C. Frequency Polygon

  • Uses midpoints vs. frequencies.
  • Add two extra (arbitrary) midpoints so curve starts/ends on X-axis:
    • Start: first midpoint -c ( 13-4=9 ) with f=0.
    • End: last midpoint +c ( 33+4=37 ) with f=0.
  • Plot points (9,0), (13,8), (17,7), (21,3), (25,8), (29,3), (33,1), (37,0) and connect with straight lines.
  • Entire polygon touches the X-axis only at the two artificial endpoints.

Practical & Pedagogical Notes

  • Choice of extra columns/graphs depends on message & audience.
  • Frequency tables suffice for numerical summaries; graphs convey visual intuition.
  • Check sums: \sum f = n and \sum rf = 1.
  • Rounding-up principle applies to both k and c, ensuring full coverage without data loss.
  • Always label graphs fully (title, axes, units).
  • Contrast: histogram (touching bars, continuous) vs.
    bar chart (separate categories, bars separated).
  • Cumulative frequency tools (table or ogive) allow percentile-type inquiries without raw data.

Course Logistics Mentioned

  • Unit 2 concluded; Practice Assignment 2 open (work over next 7-10 days).
  • Memo/solutions available in 5-7 days.
  • Additional video provided for full worked example; slides alone are “sufficient”.
  • Encouragement to “work diligently”.

Summary of Key Formulas & Symbols

  • Sturges: k = 1 + 3.3 \log n
  • Class width: c = \dfrac{\max - \min}{k}
  • Relative frequency: rf = \dfrac{f}{n}
  • Cumulative frequency: Fi = \sum{j\le i} f_j
  • Class midpoint: x_m = \dfrac{\text{lower}+\text{upper}}{2}
  • Notation: square bracket [ = inclusive, round bracket ) = exclusive.

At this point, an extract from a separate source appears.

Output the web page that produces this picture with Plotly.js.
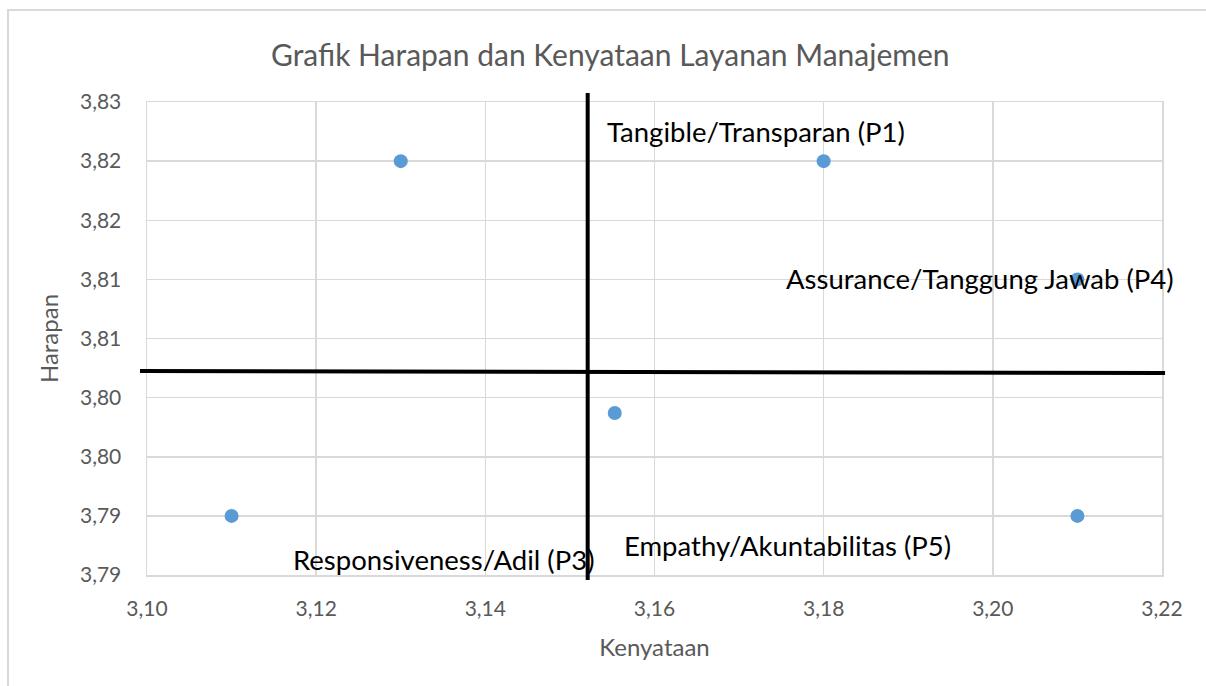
<!DOCTYPE html>
<html>
<head>
<meta charset="utf-8">
<script src="https://cdn.plot.ly/plotly-3.0.1.min.js"></script>
<style>
  html, body { margin: 0; padding: 0; background: #fff; }
  #wrap { position: relative; width: 1206px; height: 686px; overflow: hidden; }
  #chart { width: 1206px; height: 686px; }
  #frame { position: absolute; left: 7px; top: 9px; width: 1300px; height: 800px;
           border: 2px solid #d9d9d9; pointer-events: none; }
</style>
</head>
<body>
<div id="wrap"><div id="chart"></div><div id="frame"></div></div>
<script>
// ---- data ----
const kenyataan = [3.13, 3.18, 3.21, 3.1553, 3.11, 3.21];
const harapan   = [3.82, 3.82, 3.81, 3.7987, 3.79, 3.79];

const labelTexts = ["Tangible/Transparan (P1)", "Assurance/Tanggung Jawab (P4)", "Empathy/Akuntabilitas (P5)", "Responsiveness/Adil (P3)"];
const labelX = [3.1542, 3.1753, 3.1561, 3.1170];
const labelY = [3.8225, 3.8101, 3.7875, 3.7863];

const dividerX = 3.1521;
const dividerY = [3.80225, 3.80208];

const yTickVals  = [3.785, 3.79, 3.795, 3.80, 3.805, 3.81, 3.815, 3.82, 3.825];
const yTickText  = ["3,79", "3,79", "3,80", "3,80", "3,81", "3,81", "3,82", "3,82", "3,83"];
const xTickVals  = [3.10, 3.12, 3.14, 3.16, 3.18, 3.20, 3.22];
const xTickText  = ["3,10", "3,12", "3,14", "3,16", "3,18", "3,20", "3,22"];

const chartTitle = "Grafik Harapan dan Kenyataan Layanan Manajemen";
const xTitle = "Kenyataan";
const yTitle = "Harapan";

// ---- chart ----
const FONT = "Lato, 'Open Sans', sans-serif";
const GRAY = "#595959";
const GRID = "#d9d9d9";

const trace = {
  type: "scatter", mode: "markers",
  x: kenyataan, y: harapan,
  marker: { color: "#5b9bd5", size: 14 },
  hoverinfo: "x+y", showlegend: false
};

const annotations = labelTexts.map((t, i) => ({
  text: t, x: labelX[i], y: labelY[i], xref: "x", yref: "y",
  xanchor: "left", yanchor: "middle", showarrow: false,
  font: { family: FONT, size: 27.5, color: "#000" }
}));

const layout = {
  width: 1206, height: 686,
  margin: { l: 147, r: 44, t: 102, b: 111 },
  paper_bgcolor: "#fff", plot_bgcolor: "#fff",
  font: { family: FONT, color: GRAY },
  title: { text: chartTitle, x: 0.506, xanchor: "center", y: 1 - 55/686, yanchor: "middle",
           yref: "container", font: { family: FONT, size: 30, color: GRAY } },
  xaxis: {
    range: [3.10, 3.22], tickvals: xTickVals, ticktext: xTickText,
    showgrid: true, gridcolor: GRID, gridwidth: 1.5,
    showline: true, linecolor: GRID, linewidth: 1.5, mirror: true,
    zeroline: false, ticks: "", ticklen: 0, ticklabelstandoff: 14,
    tickfont: { family: FONT, size: 21, color: GRAY },
    title: { text: xTitle, font: { family: FONT, size: 24, color: GRAY }, standoff: 20 }
  },
  yaxis: {
    range: [3.785, 3.825], tickvals: yTickVals, ticktext: yTickText,
    showgrid: true, gridcolor: GRID, gridwidth: 1.5,
    showline: true, linecolor: GRID, linewidth: 1.5, mirror: true,
    zeroline: false, ticks: "", ticklen: 0, ticklabelstandoff: 20,
    tickfont: { family: FONT, size: 21, color: GRAY },
    title: { text: yTitle, font: { family: FONT, size: 24, color: GRAY }, standoff: 14 }
  },
  shapes: [
    { type: "line", xref: "x", yref: "paper", x0: dividerX, x1: dividerX, y0: -0.0106, y1: 1.019,
      line: { color: "#000", width: 4 } },
    { type: "line", xref: "paper", yref: "y", x0: -0.0069, x1: 1.003, y0: dividerY[0], y1: dividerY[1],
      line: { color: "#000", width: 4 } }
  ],
  annotations: annotations
};

Plotly.newPlot("chart", [trace], layout, { displayModeBar: false, staticPlot: true });
</script>
</body>
</html>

Ethical & Practical Implications

  • Transparent summarisation prevents misinterpretation—e.g.
    incorrect class widths or mis-labelled histograms can bias audience perception.
  • Proper rounding avoids hiding observations outside chosen boundaries.
  • Graph choice impacts how variability & skewness are communicated to stakeholders (auditors, managers, regulators, etc.).